Sebuah status yang misterius, dan terdengar pasrah.
Kalimat yang
terdengar pasrah tersebut sebanarnya mempunyai filosofi pemaknaan yang dalam. Ia
melampaui pasrah yang amat superfisal. Saya jadi teringat buku Sindhunata yang
berjudul “Cikar Bobrok”. Sebuah buku yang menceritakan, bahwa kepasrahan memang
suatu nilai yang agung, ia berdiri sendiri tanda pendalaman makna. Seperti
sebuah ritual ibadah yang kehilangan esensinya, kepasrahan adalah peleburan ia
hanya kepada Tuhan semata. Waahh Leni…
Bergeser ke bulan September tepatnya tanggal
9, ia memposting status dengan mengunggah buku tulis, balpen, dan minyak telon
caplang. Ia membumbuhi caption dengan
kalimat “Perkenalkan, dia Milky. Aku tak rela dia habis,” Dalam cover buku tulis
tersebut memang tertulis Milky. Tapi kenapa dan apa maksud dari kalimat “Aku
tak rela dia habis”? Apakah Leni menyayangi cover buku tersebut? Atau ia sudah
lama pacaran dengan gambar kucing tersebut, mengingat dia suka kucing? Entahlah
Leni..
Yang tak
kalah menarik adalah status sama tapi diulang-ulang lintas tahun. Status “Zaintun”

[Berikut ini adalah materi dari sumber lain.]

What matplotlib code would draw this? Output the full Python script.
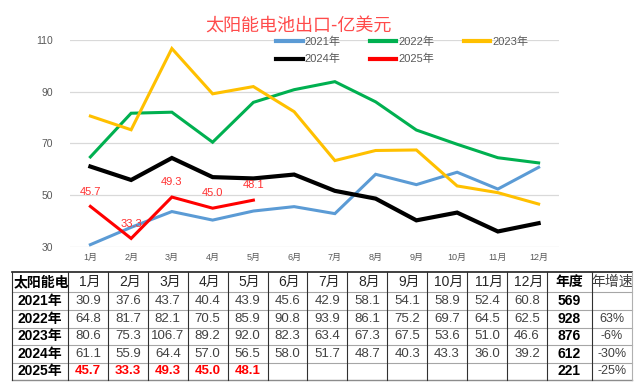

pertakali diunggah tanggal 7 Oktober 2017. Lalu pada tanggal 3 Januari 2018 ia
mengunggah status “Zaitun” lagi. Ada apa dengan zaitun?
Zaitun
sendiri merupakan pohon yang disebut-sebut sebagai salah satu spesies tanaman
tertua di dunia. Masyarakat kuno Mesir telah memanfaatkan zaitun sebagai
obat-obatan. Banyak yang mengatakan zaitun telah ada di Mediterania Timur (Turki)

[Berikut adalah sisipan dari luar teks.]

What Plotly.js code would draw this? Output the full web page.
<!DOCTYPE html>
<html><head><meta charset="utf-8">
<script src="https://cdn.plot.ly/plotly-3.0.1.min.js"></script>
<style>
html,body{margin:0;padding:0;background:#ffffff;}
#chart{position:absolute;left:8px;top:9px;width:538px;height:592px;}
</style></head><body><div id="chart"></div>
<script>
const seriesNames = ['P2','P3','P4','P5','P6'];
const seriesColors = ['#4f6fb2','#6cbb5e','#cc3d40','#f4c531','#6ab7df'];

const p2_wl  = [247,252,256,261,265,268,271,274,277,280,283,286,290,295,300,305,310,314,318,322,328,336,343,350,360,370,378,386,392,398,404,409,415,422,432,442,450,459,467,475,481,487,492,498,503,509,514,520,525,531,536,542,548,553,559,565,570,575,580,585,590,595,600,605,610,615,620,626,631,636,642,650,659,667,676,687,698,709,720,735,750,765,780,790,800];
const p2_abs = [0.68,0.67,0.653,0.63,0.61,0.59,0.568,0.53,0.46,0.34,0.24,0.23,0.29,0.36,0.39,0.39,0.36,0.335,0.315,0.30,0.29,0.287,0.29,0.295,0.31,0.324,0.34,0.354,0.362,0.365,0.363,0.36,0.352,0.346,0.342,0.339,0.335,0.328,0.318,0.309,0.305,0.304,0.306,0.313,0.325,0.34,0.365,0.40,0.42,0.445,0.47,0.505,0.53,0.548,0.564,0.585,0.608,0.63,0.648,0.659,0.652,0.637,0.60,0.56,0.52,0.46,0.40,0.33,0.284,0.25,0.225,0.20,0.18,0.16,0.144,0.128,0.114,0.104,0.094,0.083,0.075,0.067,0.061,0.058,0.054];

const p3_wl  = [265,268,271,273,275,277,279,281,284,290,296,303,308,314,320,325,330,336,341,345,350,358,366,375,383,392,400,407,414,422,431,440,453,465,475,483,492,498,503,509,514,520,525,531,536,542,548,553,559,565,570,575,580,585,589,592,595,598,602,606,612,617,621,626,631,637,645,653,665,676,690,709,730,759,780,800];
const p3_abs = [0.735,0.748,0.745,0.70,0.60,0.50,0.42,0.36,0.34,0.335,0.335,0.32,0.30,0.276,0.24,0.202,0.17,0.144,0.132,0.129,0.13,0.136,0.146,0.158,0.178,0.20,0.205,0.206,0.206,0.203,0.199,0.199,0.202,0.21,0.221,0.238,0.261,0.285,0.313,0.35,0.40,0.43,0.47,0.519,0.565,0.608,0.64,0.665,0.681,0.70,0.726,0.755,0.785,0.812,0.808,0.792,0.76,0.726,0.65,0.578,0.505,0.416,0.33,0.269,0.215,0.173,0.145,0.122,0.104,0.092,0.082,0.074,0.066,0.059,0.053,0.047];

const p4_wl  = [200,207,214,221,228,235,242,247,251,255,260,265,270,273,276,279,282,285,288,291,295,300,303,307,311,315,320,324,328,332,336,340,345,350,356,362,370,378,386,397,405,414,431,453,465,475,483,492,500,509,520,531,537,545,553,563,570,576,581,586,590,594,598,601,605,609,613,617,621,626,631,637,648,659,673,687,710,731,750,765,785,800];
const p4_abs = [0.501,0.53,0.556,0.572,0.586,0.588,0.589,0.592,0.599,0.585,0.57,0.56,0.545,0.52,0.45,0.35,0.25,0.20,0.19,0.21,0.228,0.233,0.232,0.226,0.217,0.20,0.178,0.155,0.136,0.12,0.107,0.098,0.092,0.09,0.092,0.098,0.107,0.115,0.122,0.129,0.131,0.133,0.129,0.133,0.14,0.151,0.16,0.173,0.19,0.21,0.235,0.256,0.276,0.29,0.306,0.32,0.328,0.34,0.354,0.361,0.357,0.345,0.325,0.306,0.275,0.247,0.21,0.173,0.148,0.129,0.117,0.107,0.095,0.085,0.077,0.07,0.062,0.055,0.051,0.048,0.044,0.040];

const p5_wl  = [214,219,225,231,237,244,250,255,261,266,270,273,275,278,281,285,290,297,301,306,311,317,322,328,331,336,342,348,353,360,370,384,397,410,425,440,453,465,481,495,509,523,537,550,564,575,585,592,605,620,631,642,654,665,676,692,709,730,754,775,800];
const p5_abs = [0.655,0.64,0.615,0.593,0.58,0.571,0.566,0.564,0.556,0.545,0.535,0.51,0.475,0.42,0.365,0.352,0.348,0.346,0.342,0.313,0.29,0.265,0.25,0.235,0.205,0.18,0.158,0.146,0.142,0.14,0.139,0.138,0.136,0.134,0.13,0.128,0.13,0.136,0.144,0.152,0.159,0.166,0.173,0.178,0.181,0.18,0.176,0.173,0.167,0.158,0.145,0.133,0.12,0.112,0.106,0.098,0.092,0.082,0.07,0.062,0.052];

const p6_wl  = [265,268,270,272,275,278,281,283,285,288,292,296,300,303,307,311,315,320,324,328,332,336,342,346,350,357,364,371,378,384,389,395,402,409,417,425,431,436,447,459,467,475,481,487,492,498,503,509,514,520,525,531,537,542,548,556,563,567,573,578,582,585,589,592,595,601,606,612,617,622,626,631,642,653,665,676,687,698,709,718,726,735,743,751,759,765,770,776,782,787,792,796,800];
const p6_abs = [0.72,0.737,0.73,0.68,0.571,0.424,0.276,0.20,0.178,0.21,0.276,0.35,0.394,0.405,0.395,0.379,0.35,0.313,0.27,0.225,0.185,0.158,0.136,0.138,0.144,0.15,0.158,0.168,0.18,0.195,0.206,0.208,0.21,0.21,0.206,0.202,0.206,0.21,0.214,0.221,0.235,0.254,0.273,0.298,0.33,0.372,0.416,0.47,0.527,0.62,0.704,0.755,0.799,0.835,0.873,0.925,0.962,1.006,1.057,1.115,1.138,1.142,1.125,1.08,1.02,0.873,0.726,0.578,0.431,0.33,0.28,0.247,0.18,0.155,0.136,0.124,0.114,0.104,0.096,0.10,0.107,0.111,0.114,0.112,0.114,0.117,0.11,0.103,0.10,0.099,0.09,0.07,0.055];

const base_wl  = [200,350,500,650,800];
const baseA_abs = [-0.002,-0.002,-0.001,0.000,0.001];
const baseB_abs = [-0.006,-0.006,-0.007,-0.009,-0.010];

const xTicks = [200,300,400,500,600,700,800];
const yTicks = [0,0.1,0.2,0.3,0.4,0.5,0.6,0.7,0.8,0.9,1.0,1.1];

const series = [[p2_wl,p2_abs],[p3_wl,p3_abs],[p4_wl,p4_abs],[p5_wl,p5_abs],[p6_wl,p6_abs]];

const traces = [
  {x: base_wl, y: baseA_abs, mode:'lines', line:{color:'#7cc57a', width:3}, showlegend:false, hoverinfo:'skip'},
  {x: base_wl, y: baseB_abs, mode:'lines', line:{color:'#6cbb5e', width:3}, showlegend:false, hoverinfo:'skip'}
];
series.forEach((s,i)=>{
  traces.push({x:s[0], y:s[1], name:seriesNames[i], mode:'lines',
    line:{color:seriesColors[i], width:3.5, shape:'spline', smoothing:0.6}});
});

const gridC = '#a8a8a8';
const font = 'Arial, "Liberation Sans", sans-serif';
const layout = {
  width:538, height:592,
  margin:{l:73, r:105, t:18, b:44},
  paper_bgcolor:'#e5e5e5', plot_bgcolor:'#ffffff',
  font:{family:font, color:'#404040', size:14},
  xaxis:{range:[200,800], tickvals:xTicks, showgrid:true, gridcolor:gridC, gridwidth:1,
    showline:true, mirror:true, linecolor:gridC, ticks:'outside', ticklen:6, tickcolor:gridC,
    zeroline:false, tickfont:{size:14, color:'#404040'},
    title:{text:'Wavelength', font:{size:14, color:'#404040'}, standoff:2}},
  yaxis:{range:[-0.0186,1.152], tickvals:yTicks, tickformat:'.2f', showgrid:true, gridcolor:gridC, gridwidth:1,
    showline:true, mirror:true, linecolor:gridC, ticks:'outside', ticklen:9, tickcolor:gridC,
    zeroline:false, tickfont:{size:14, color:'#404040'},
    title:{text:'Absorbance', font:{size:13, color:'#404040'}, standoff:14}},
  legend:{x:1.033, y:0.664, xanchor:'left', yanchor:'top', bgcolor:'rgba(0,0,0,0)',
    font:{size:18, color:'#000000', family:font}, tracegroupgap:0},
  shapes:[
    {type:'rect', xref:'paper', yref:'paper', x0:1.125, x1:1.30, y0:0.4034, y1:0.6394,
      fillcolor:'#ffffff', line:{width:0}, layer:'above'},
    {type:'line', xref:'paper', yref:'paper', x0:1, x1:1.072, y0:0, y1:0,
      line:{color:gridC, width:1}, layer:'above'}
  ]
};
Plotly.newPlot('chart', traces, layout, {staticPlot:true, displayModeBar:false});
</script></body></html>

6.000 sampai 8.000 tahun yang lalu. Asal muasal zaitun ini pertamakali
dibudidayakan dari zaitun liar di perbatasan Turki dan Suriah.
Sejak
zaman Alkitab, pohon ini telah menjadi lambang kesucian, kedamaian hingga
persatuan. Sedangkan dalam literatur Islam, zaitun termasuk pohon yang
diberkati oleh Allah SWT. Lalu kenapa Leni menyebutkan “Zaitun” hingga
beberapakali ditahun yang berbeda? Apakah berarti Zaitun adalah lambang bahwa
Leni cinta kedamaian dan persatuan? Apakah Zaitun merupakan representatif dari
kehidupan Leni yang selalu berharap diberkati oleh Allah? Atau, penafsiran
paling dangkal, “Zaitun” adalah mantan pacar Leni yang nama panjangnya
Zainuddin? Wah wah semakin kemana-mana.
Ya seperti
itulah misteri Leni, perempuan asal Batulicin, Tanah Bumbu. Perempuan yang
kepalang absurd hidupnya, tapi masih saja berkarya, dan sekarang masuk nominasi
lomba cerpen Aruh Sastra. Selamat Leni Wulandari dan Leniwulanjuni!!!